FCA, Groupe PSA Merger Going Forward

Carlos Tavares, PSA (left) and Mike Manley, FCA
FCA, Groupe PSA Merger Going Forward
Carlos Tavares, PSA (left) and Mike Manley, FCA

The proposed merger between FiatChrysler Automobiles (FCA) and Peugeot S.A. (Groupe PSA) was consummated Dec. 18, 2019, giving the global automotive marketplace a smaller footprint as a new decade begins. The actual closure of the agreement takes place about a year from formation of the agreement.

What will now be the fourth largest OEM conglomerate (by volume; third largest by revenue) selling cars, trucks and SUVs provides for a 50/50 merger of both businesses that will have annual sales of 8.7 million vehicles with revenues nearing 170 billion Euros, recurring profit of over 11 billion Euros and an operating profit margin of 6.6 percent, all on a simple aggregated basis of 2018 results.

Both FCA and Groupe PSA believe they have combined to furnish leadership, resources and scale that should encompass sustainable mobility in the future. John Elkann has been named Group chairman and Carlos Tavares is Group CEO; they intend to work with a majority of independent directors, having gained the strong support of long-term shareholders they intend to be represented on the combined firm’s Board of Directors.

Most important, the merger’s principals intend to keep all plants in operation as a result of this transaction and are intending to have net cash flow positive from the first year. The new entity believes the gains in efficiency derived from larger volumes, as well as the benefits of uniting the two companies’ strength and core capabilities should ensure best-in-class products, technologies and services to customers, together with the agility to make quicker adjustments to market changes.

FCA, of course, has its primary strengths in the North and South American markets, where its SUVs and trucks are the paramount products. PSA’s solid position on the European continent allows the newly-formed group to have greater geographic balance, with 46 percent of revenues derived from Europe and 43 percent from North America, also based on 2018 figures for each company.

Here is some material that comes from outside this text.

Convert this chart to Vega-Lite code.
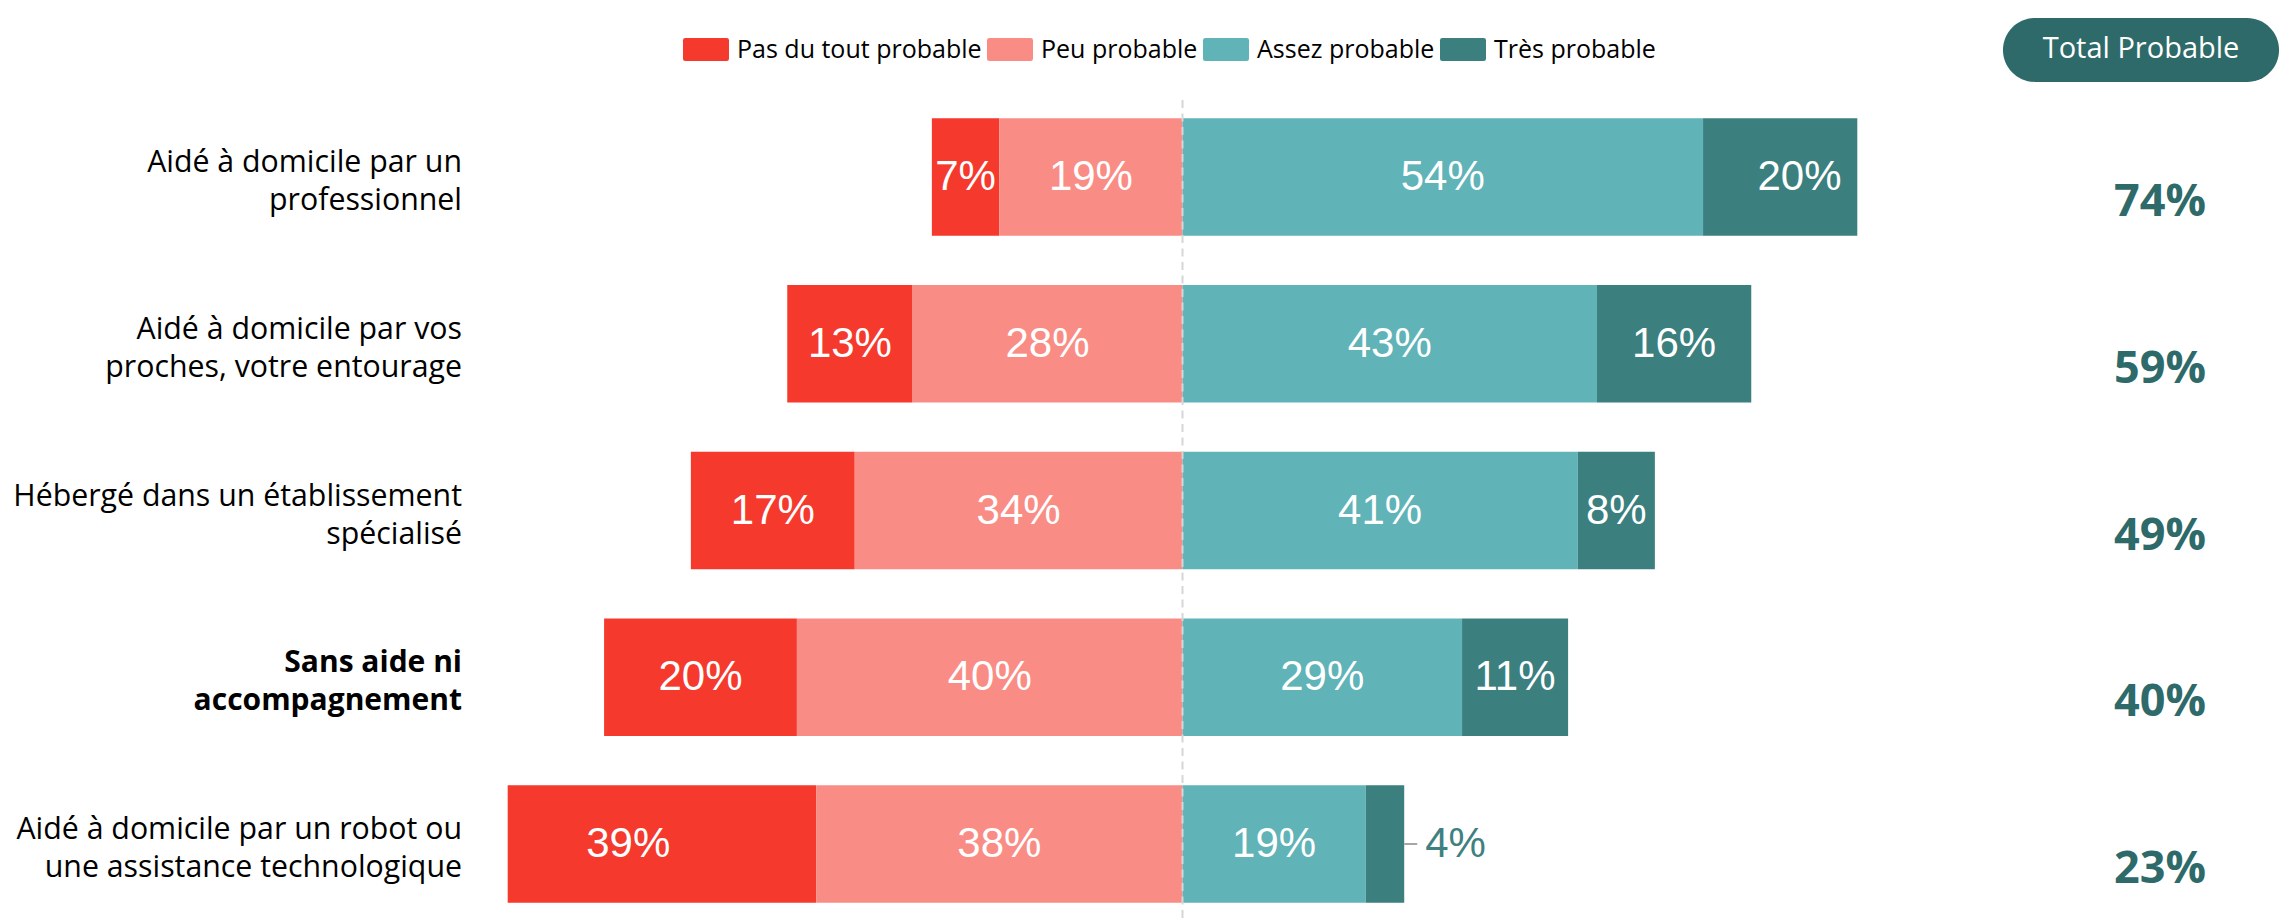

More than two-thirds of the merged company’s volumes will be concentrated on two platforms, with about three million cars per year on each small platform and the compact-mid-size platform.

The merger of FCA and Groupe PSA will have an 11-member Board of the Directors, the majority of whom will be independent of the two companies. Five members will be nominated by FCA and its reference shareholder (including Elkann as Chairman) and five will be nominated by Groupe PSA and its reference shareholders (including the senior non-executive director and the vice chairman). At closing, the Board will include two members representing the employees of both companies. Carlos Tavares will be CEO for an initial term of five years, taking his place on the Board.

Mike Manley, currently CEO of FCA, stated, “This is a union of two companies with incredible brands and a skilled and dedicated workforce. Both have faced the toughest of times and have emerged as agile, smart, formidable competitors. Our people share a common trait – they see challenges as opportunities to be embraced and the path to making us better at what we do.”

Tavares, who holds forth as chairman of the managing board of Groupe PSA, said, “Our merger is a huge opportunity to take a stronger position in the auto industry as we seek to master the transition to a world of clean, safe and sustainable mobility, and to provide our customers with world-class products, technology and services.”

The new group’s Dutch-domiciled parent company will be listed on Euronext in Paris, the Milanese Borsa Italiana and the New York Stock Exchange. Before closing this merger, shareholders of both FCA and Groupe PSA will benefit from special dividends. It is expected completion of the combined companies will culminate in 12-15 months, subject to customary closing conditions, which includes approval by both companies’ shareholders and the satisfaction of antitrust and other regulatory requirements.